Finding More:
Better Creative Balance

For some time I've been uncertain whether writing about my photography – as I do extensively on this website – somehow invalidates my quest to be a ‘proper’ photographer. Should I be letting the image do all the talking? Should I be more single-minded, and concentrate on the visual medium? But now that Rachel has enabled me to think more widely, I've been happy to put this quest aside. Instead, I can use my energies to follow any/all opportunities for creative expression – with all the benefits to my wellbeing that Rachel alludes to, and the parliamentarians discuss in detail. Precise labels cease to matter. And all my different approaches to creativity are valid, in all their different ways.

Adel Churchyard
Seeking that 'still small voice of calm'

This means that my new, wider interpretation encourages me to value my blogs as much as my fine art images; they have the same creative-currency as my research projects for university assignments, with their 2000-word essays; and my collages; and as this review of Rachel’s course and the impact it’s having; and as a photo-mapping project; and as my current photography-project, entitled ‘Spring Beyond the Ring Road’, in which I’m creating postcard-sized images of the places we’re re‑visiting after months of shielding and lockdown, and sticking them on the wardrobe door!

And all the disparate, eclectic sources of inspiration also have equal parity amongst themselves; Rachel’s abstract series ‘Between Seeing and Knowing’ informs and inspires me, as does the installation ‘She’ by Paul Jex; as do our visits to galleries and exhibitions; and dissimilar genre and artists – from landscape to abstract – from Ansel Adams to Uta Barth; and the snippets of knowledge which I acquire as Ian's webmaster; and from seeing artists on Facebook; meeting writers and poets on Twitter. And the books on my reading list have equal currency too – books on photography, art, drawing, philosophy, bird-therapy, ways of seeing, typography, landmarks, the hidden life of trees, urban development, tulipomania, local history, the happiness trap and more.

I can now enjoy whichever creative project engages my interest on the day and do it freely, and confidently; do it knowing that (along with the enjoyment and pleasure, along with being interested and feeling interesting) my physical and mental wellbeing is also improving daily; and knowing that I’m continuing to build on the firm foundations laid down on the earlier wellbeing-course with Ruth Davey.

Breathing

It also means I can stop asking myself, where do I want my photography to go, what do I want it to do? – the kind of question I might have asked myself almost 50 years ago as a young adult at the start of my career, or maybe the one a grandma asks a child, what do you want to be when you grow up? Instead, Rachel has enabled me to pose a better question – a more helpful, more healthy, more productive one – what do I want to express, share, create, explore today, what feels most exciting, interesting, challenging, the most fun?

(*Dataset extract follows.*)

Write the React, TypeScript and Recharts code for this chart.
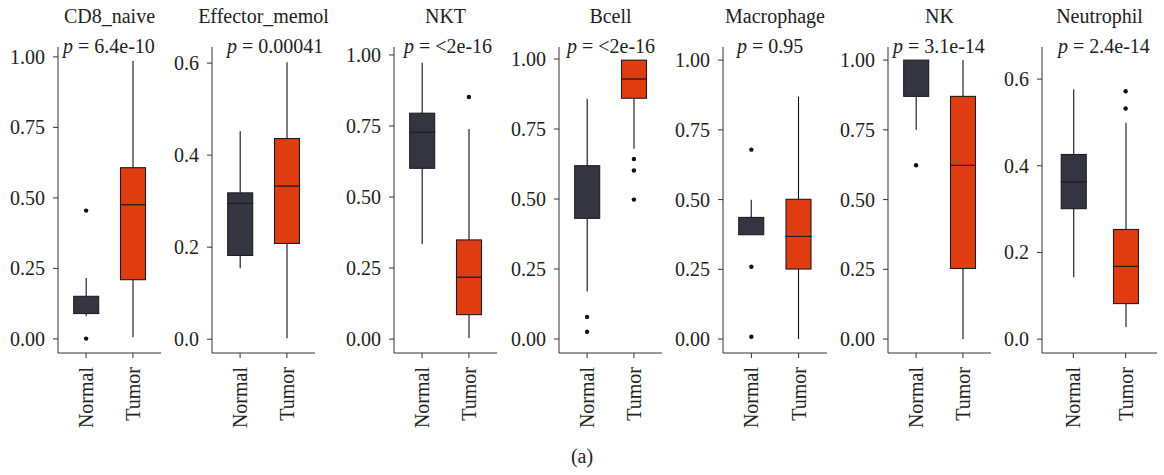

Some days it might be ‘proper’ photography (and I might create an image which I can exhibit); some days I might create a collage about my mum and the objects we’ve kept after she died (or one imagining her yarn-bombing a cruise missile on Greenham Common); or a collage addressing the persistent problem which women encounter of being defined by their relationship to men (or by their age, their colour, appearance, weight etc); or explore the potential of ICM photography; or write about my love of trees and churches; start a local research project on the reason why our suburb is so green and leafy; reimagine the paintings of local artist John Atkinson Grimshaw in my own style; create a photographic map of medieval churches in York. I might even pick up my crocheting again – along with all the associated memories of my Nan who taught me!

Some projects might help me understand myself better; some might make better sense of the world around me; some might just be for simple child-like fun and curiosity. It really doesn’t matter what I choose to create or why I choose to do it. All that matters is that I do, that I embrace it.

Our Matthew often says, “you over-think things, Ma”. Well, maybe I’ll stop doing it now.

With Rachel’s guidance and inspiration, I've found far, far more than just my focus.

I've found a healthy creative balance.

And this feels a wonderful point to have reached in my life.